Bradshaw was still receiving treatment Friday as her son worked to clean up the wreckage of her trailer. Like many other islanders, Lindsey Bradshaw thanked God for his mother’s miraculous survival, given the destruction of her home.

When asked what Smith Island means to him, Bradshaw paused and teared up. He’s lived on the island for each of his 60 years, and he said he wouldn’t trade that for anything.

“There’s no place like it,” he said.

Lindsey Bradshaw pauses Friday while looking through the remains of his mother’s house after a tornado damaged several houses on Smith Island. Doris Bradshaw, 88, survived the storm with minor injuries. (Jerry Jackson/Baltimore Sun)

The majority of Smith Island is in good shape. Though no tourists were on the island Friday, due to ferry cancellations, they are likely to be permitted back soon. Smith Island cakes, the state dessert of Maryland, were on sale. The camp meeting services continued, as did life on the island — their patented, slow version of it.

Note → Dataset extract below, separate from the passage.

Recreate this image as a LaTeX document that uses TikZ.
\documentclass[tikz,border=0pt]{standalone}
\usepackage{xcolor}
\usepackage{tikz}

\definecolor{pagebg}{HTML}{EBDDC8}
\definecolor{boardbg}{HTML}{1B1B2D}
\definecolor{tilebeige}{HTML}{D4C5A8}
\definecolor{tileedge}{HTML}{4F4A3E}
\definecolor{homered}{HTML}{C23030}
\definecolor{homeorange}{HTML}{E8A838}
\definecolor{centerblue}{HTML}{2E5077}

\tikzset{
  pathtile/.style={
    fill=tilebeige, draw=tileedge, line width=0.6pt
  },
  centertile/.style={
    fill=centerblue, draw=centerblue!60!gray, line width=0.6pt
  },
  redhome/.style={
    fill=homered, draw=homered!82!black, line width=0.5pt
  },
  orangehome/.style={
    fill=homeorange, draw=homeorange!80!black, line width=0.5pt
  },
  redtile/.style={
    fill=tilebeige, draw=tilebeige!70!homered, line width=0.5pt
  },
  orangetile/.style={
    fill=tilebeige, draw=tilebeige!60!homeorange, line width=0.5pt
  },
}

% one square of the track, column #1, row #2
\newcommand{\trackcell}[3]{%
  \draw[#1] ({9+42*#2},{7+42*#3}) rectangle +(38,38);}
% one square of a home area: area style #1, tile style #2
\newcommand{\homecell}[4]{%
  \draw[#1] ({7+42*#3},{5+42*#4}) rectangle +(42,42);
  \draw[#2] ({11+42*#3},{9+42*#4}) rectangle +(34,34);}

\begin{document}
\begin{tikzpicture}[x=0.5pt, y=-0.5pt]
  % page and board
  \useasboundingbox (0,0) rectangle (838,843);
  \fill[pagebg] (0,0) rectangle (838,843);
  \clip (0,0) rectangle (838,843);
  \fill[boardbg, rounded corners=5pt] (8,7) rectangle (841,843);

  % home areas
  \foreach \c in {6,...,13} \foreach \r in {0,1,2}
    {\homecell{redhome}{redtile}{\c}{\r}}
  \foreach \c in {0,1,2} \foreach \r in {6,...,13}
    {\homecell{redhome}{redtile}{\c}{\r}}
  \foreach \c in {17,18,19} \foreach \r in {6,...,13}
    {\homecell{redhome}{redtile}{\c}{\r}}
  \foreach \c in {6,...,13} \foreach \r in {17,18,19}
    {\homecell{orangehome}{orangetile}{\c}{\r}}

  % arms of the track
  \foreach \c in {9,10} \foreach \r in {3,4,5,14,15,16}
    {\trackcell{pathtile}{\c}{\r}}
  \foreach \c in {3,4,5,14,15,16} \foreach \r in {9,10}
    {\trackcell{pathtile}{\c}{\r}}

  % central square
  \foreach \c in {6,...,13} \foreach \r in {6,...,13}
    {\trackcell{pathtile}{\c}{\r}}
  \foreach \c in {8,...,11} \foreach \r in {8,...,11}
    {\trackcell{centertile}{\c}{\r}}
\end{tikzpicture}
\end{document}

Still, there is rebuilding to be done. Across the island, 17 homes suffered damage, and some will need extensive work.

Tyler isn’t sure if she’ll restore the third floor of the vacation rental she spent more than a decade building. Each step of the process adds a unique challenge not faced on elsewhere on Maryland’s Eastern Shore.

“Just ordering 500 pieces of lumber, and then you pick it up, and you have to put it on the boat,” Tyler said. “And you have to pick it (up) off the boat and put it in your truck, and then you gotta get it out of the truck and put it in the yard, and then you gotta take it in the house.”

On Friday afternoon, locals — each with a matching Old English twang and friendly demeanor — swapped stories of where they were at the time of the tornado’s touchdown or what they saw. One resident heard what he described as bricks on his roof, while another wrapped himself in a blanket to protect himself from shattering glass of the boat he was in. Some described the noise “like a freight train coming” or the tornado’s hue at one point as “black as your britches.”

Even as they processed the events, recovery efforts had begun. A restaurant owner in Crisfield placed Gatorades, water and snacks in a boat headed to Smith Island, while some on the island were fielding phone calls from people willing to donate thousands of dollars to the cause.

As the three trucks worked to restore power after their voyage on the Chesapeake, Tyler began to take measures to protect her now-vulnerable vacation rental from further wind and rain. A crew of volunteers placed dozens of two-by-fours on top the exposed building, laying the foundation for a tarp to protect it from the elements.

The wooden planks had arrived that day, like everything else, by boat.